Personal information
- Full name: Astri Ayo Lakeri Ertzgaard
- Born: 28 March 2002 (age 24)

Sport
- Sport: Athletics
- Event: 400 metres

Achievements and titles
- Personal best: 400m: 51.92 (2025)

Medal record
Women's athletics
Representing Norway
World Relays
| Gold medal – first place | 2026 Gaborone | 4 × 400 m relay |

= Lakeri Ertzgaard =

Norwegian athlete (born 2002)

Lakeri Ertzgaard (born 28 March 2002) is a Norwegian sprinter. She has won Norwegian national titles over 400 metres both indoors and outdoors, and competed at the 2022 and 2025 World Athletics Championships.

==Biography==
She is the daughter of athlete John Ertzgaard and actress Asta Busingye Lydersen. Her sister Kaitesi Ertzgaard is also an athlete. She competed for Norway in the 4 x 400 metres relay at the 2022 World Athletics Championships in Eugene, Oregon.

Competing for Norway at the 2023 European Athletics U23 Championships in Espoo, Finland in July 2023, she qualified for the final of the 400 metres, placing seventh overall.

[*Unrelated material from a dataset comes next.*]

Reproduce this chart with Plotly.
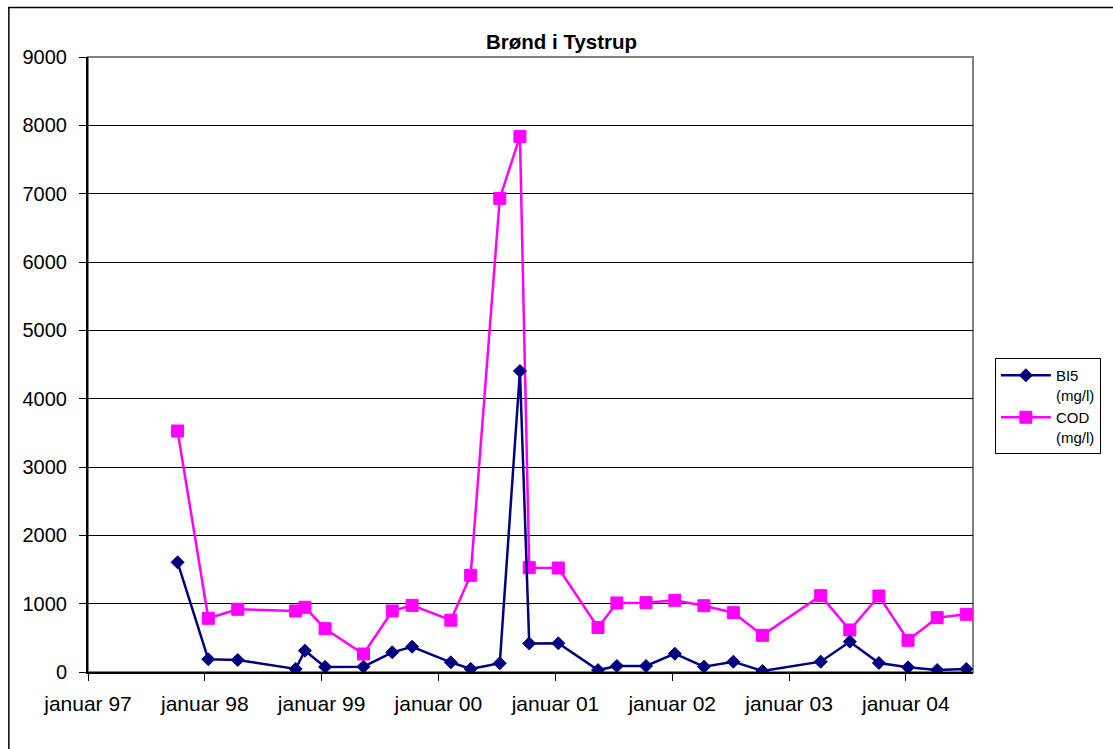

She won the Norwegian Indoor Athletics Championships title over 400 metres in February 2024. She was a member of the Norwegian team at the 2024 World Athletics Relays in Nassau, The Bahamas with Amalie Iuel, Henriette Jaeger and Josefine Tomine Eriksen.

She competed for Norway at the 2024 European Athletics Championships in Rome in June 2024; reaching the semi-finals of the individual 400 metres and also running as a member of the 4 x 400 metres relay team.

She competed over 400 metres at the 2025 European Athletics Indoor Championships in Apeldoorn, the Netherlands. She won the Norwegian Athletics Championships title over 400 metres in August 2025.

She was a member of the Norwegian 4 x 400 metres team which qualified for the final at the 2025 World Athletics Championships in Tokyo, Japan, placing sixth overall.

Competing at the 2026 World Athletics Relays in Gaborone, Botswana, she helped the Norwegian women's 4 x 400 metres team run a national record of 3:22.78 in the qualifying round on 2 May. The following day, she ran as they improved the national record to 3:20.96 to win the gold medal in the women’s 4 x 400m final. She competed at the 2026 European Athletics Championships in Birmingham, England, in August, in the 400 metres. She also competed in the women's 4 × 400 metres relay at the championships.